Das 221. Fragebogeninterview über Mediennutzung – heute mit Simon Bärtschi ist Chefredaktor der «Berner Zeitung» und der Redaktion «BZ»/«Bund». Er sagt, die «Digitalisierung erlöst unser Metier und macht es vielfältiger.» Aber in der digitalen Welt lauere halt überall starke Konkurrenz: «Das erschwert vielen das Überleben.» In kommerzieller Hinsicht stand es laut Bärtschi früher deshalb wohl besser um die Schweizer Medien, publizistisch aber eher schlechter: «Alle haben viel gemeint, aber vielleicht weniger gewusst. Heute sind Medien in der Schweiz sicher viel nützlicher als früher.» Wie lange es noch gedruckte Tageszeitungen gibt, weiss auch Bärtschi nicht. Er sagt bloss: «Vielleicht noch länger, als wir denken.» Allerdings muss auch er zugeben: «Im Newsroom von ‹BZ› und ‹Bund› in Bern raschelt höchst selten noch eine Zeitung.»

Welches Medium darf bei Dir zum Frühstück nie fehlen?

Die «NZZ», der «Blick» sowie unsere Kanäle «Berner Zeitung» und «Bund». Alles digital.

Wie hältst Du es mit Facebook, Twitter und Instagram?
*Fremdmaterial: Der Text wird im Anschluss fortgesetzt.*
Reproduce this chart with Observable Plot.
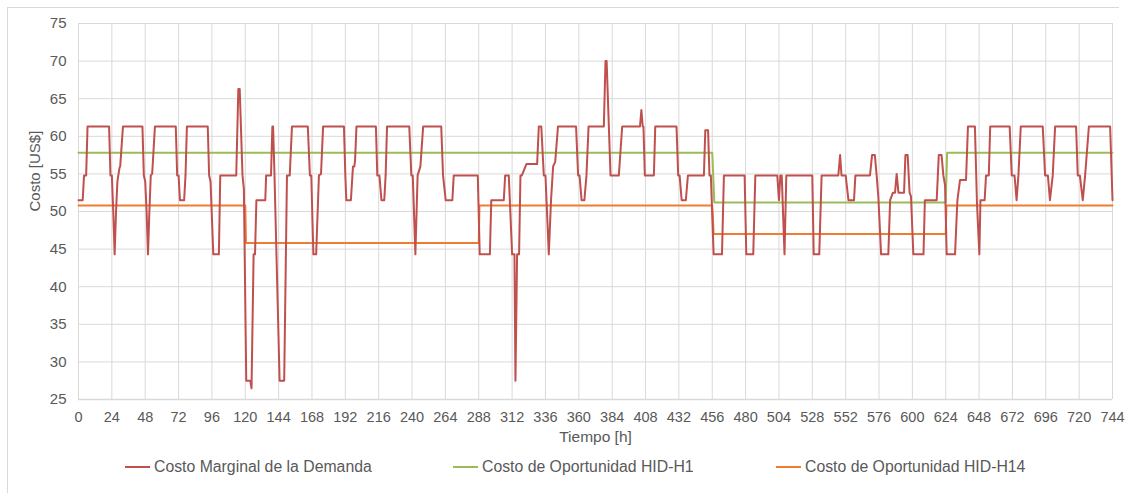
<!DOCTYPE html>
<html>
<head>
<meta charset="utf-8">
<script src="https://cdn.jsdelivr.net/npm/d3@7"></script>
<script src="https://cdn.jsdelivr.net/npm/@observablehq/plot@0.6"></script>
<style>
  html, body { margin: 0; padding: 0; background: #fff; }
  #wrap { position: relative; width: 1128px; height: 493px; overflow: hidden; font-family: "Liberation Sans", Arial, sans-serif; }
  #border { position: absolute; left: 7px; top: 7px; width: 1111px; height: 520px; border-top: 1px solid #d9d9d9; border-left: 1px solid #d9d9d9; }
  #chart { position: absolute; left: 0; top: 0; }
  .leg { position: absolute; top: 457px; height: 20px; display: flex; align-items: center; font-size: 15.8px; color: #595959; white-space: nowrap; }
  .sw { display: inline-block; width: 25px; height: 2px; margin-right: 4px; }
</style>
</head>
<body>
<div id="wrap">
  <div id="border"></div>
  <div id="chart"></div>
  <div id="legend"></div>
</div>
<script>
// ---- Data ----
const xTicks = d3.range(0, 745, 24);
const yTicks = d3.range(25, 76, 5);

const seriesNames = ["Costo Marginal de la Demanda", "Costo de Oportunidad HID-H1", "Costo de Oportunidad HID-H14"];
const seriesColors = ["#c0504d", "#9bbb59", "#ed7d31"];

// Costo Marginal de la Demanda (vertices of the hourly line)
const redHours = [0,3,4,5.5,6.5,22,23,24,25,26,27,28,29.5,30,32,46,47,48,49,50,51,52,53,55,70,71,72,73,76,77,78,93,94,95,97,101,102,113.5,115,116,118,119,120.7,123.6,124.5,126,127,128,134.4,135,138.5,139.5,140,141,144.7,148,150,152,153.6,165,166.5,167.5,169,171,173,174.5,176,191,192,192.7,196,197.5,198.5,199,200,214,215,216.5,218,220,221,222,238,239.5,240.5,242.4,244,246,248,261,262.3,264.2,269,270,287.3,288.7,296,297,306,307,309.6,312,313.7,314.4,315.6,317,318,319,322.3,330,331.2,333,334.8,336,338.4,340,341.5,343,345,358,359.5,360.5,362,364,365.5,367,378,379.2,380,382.8,388.8,391.2,404,405,406,406.5,407.5,414,415,430.3,431.5,432.5,434,437,438.5,450,451,453,454,455,457,463,464.4,479.3,480.5,485.5,487,502.8,504,505,506,508,509.3,528,529,533,534.7,546.7,548,549,552,554,558,559,569.5,571,573,574.3,575.5,577.5,582.7,584,586,587.5,588.7,590,594,595,596.6,598,599,600.7,608,609,617.5,619,621,622.3,623.5,624.7,630.7,632.4,634.3,638.6,640,645,646.5,648.2,649,652,653,655,656,670,671.5,673.5,675,676.3,678,693.8,695.5,697.5,699,701,702.7,717.8,719,720.5,722.6,724.3,727,742.3,744];
const redCost = [51.5,51.5,54.8,54.8,61.3,61.3,54.8,54.8,50,44.3,50,54,55.8,56,61.3,61.3,54.8,54,50,44.3,50,54.8,55,61.3,61.3,54.8,54.8,51.5,51.5,54.8,61.3,61.3,54.8,54,44.3,44.3,54.8,54.8,66.3,66.3,54.8,53,27.5,27.5,26.5,44.3,44.3,51.5,51.5,54.8,54.8,61.3,61.3,55,27.5,27.5,54.8,54.8,61.3,61.3,54.8,54.8,44.3,44.3,54.8,55,61.3,61.3,54.8,51.5,51.5,56,56,56.8,61.3,61.3,54.8,54.8,51.5,51.5,54.8,61.3,61.3,54.8,54.8,44.3,54.8,56,61.3,61.3,54.8,51.5,51.5,54.8,54.8,44.3,44.3,51.5,51.5,54.8,54.8,44.3,44.3,27.5,44.3,44.3,54.8,54.8,56.3,56.3,61.3,61.3,54.8,54.8,44.3,51.5,56,56.6,61.3,61.3,54.8,54.8,51.5,51.5,54.8,61.3,61.3,70,70,54.8,54.8,61.3,61.3,63.5,61.3,61.3,54.8,54.8,61.3,61.3,54.8,54.8,51.5,51.5,54.8,54.8,60.8,60.8,54.8,54.8,44.3,44.3,54.8,54.8,44.3,44.3,54.8,54.8,51.5,54.8,54.8,44.3,54.8,54.8,44.3,44.3,54.8,54.8,57.5,54.8,54.8,51.5,51.5,54.8,54.8,57.5,57.5,54.8,52,44.3,44.3,51.5,52.5,52.5,55,52.5,52.5,57.5,57.5,52.5,52,44.3,44.3,51.5,51.5,57.5,57.5,54.8,53.5,44.3,44.3,51.5,54.2,54.2,61.3,61.3,51,44.3,51.5,51.5,54.8,54.8,61.3,61.3,54.8,54.8,51.5,54.8,61.3,61.3,54.8,54.8,51.5,54.8,61.3,61.3,54.8,54.8,51.5,54.8,61.3,61.3,51.5];

// Costo de Oportunidad HID-H1
const greenHours = [0,456,457.5,624,625,744];
const greenCost  = [57.8,57.8,51.2,51.2,57.8,57.8];

// Costo de Oportunidad HID-H14
const orangeHours = [0,120,120.5,288,288.5,456,457,624,624.5,744];
const orangeCost  = [50.8,50.8,45.8,45.8,50.8,50.8,47.0,47.0,50.8,50.8];

// ---- Build rows ----
const toRows = (hours, vals, s) => hours.map((h, i) => ({h, v: vals[i], s}));
const rows = [
  ...toRows(greenHours, greenCost, seriesNames[1]),
  ...toRows(orangeHours, orangeCost, seriesNames[2]),
  ...toRows(redHours, redCost, seriesNames[0])
];

const textColor = "#595959";
const gridColor = "#d9d9d9";

const chart = Plot.plot({
  width: 1128,
  height: 448,
  marginTop: 23,
  marginBottom: 49,
  marginLeft: 78,
  marginRight: 16,
  style: { fontFamily: '"Liberation Sans", Arial, sans-serif', fontSize: "15px", color: textColor, background: "transparent", overflow: "visible" },
  x: { domain: [0, 744] },
  y: { domain: [25, 75] },
  color: { domain: seriesNames, range: seriesColors },
  marks: [
    Plot.gridX(xTicks, { stroke: gridColor, strokeOpacity: 1, strokeWidth: 1 }),
    Plot.gridY(yTicks, { stroke: gridColor, strokeOpacity: 1, strokeWidth: 1 }),
    Plot.ruleX([0], { stroke: gridColor, strokeWidth: 1 }),
    Plot.ruleY([25], { stroke: gridColor, strokeWidth: 1.5 }),
    Plot.axisX(xTicks, { tickSize: 0, tickPadding: 12, label: null, fill: textColor, fontSize: 14.5 }),
    Plot.axisY(yTicks, { tickSize: 0, tickPadding: 12, label: null, fill: textColor, fontSize: 15 }),
    Plot.line(rows, { x: "h", y: "v", z: "s", stroke: "s", strokeWidth: 2, strokeLinejoin: "round" }),
    Plot.text(["Tiempo [h]"], { frameAnchor: "bottom", dy: 42, fill: textColor, fontSize: 15.5 }),
    Plot.text(["Costo [US$]"], { frameAnchor: "left", dx: -43, rotate: -90, fill: textColor, fontSize: 15 })
  ]
});
document.getElementById("chart").appendChild(chart);

// ---- Legend ----
const legendLeft = [125, 453, 776];
const legend = document.getElementById("legend");
seriesNames.forEach((name, i) => {
  const item = document.createElement("div");
  item.className = "leg";
  item.style.left = legendLeft[i] + "px";
  const sw = document.createElement("span");
  sw.className = "sw";
  sw.style.background = seriesColors[i];
  const t = document.createElement("span");
  t.textContent = name;
  item.appendChild(sw);
  item.appendChild(t);
  legend.appendChild(item);
});
</script>
</body>
</html>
Twitter ist für mich sehr nützlich für die Informationsbeschaffung. Instagram ist bei unserem Publikum sehr beliebt. Und dort erreiche ich von unterwegs auch meine Töchter am schnellsten. Facebook nutze ich seltener, es ist allerdings eine wertvolle Stütze für die Erinnerung.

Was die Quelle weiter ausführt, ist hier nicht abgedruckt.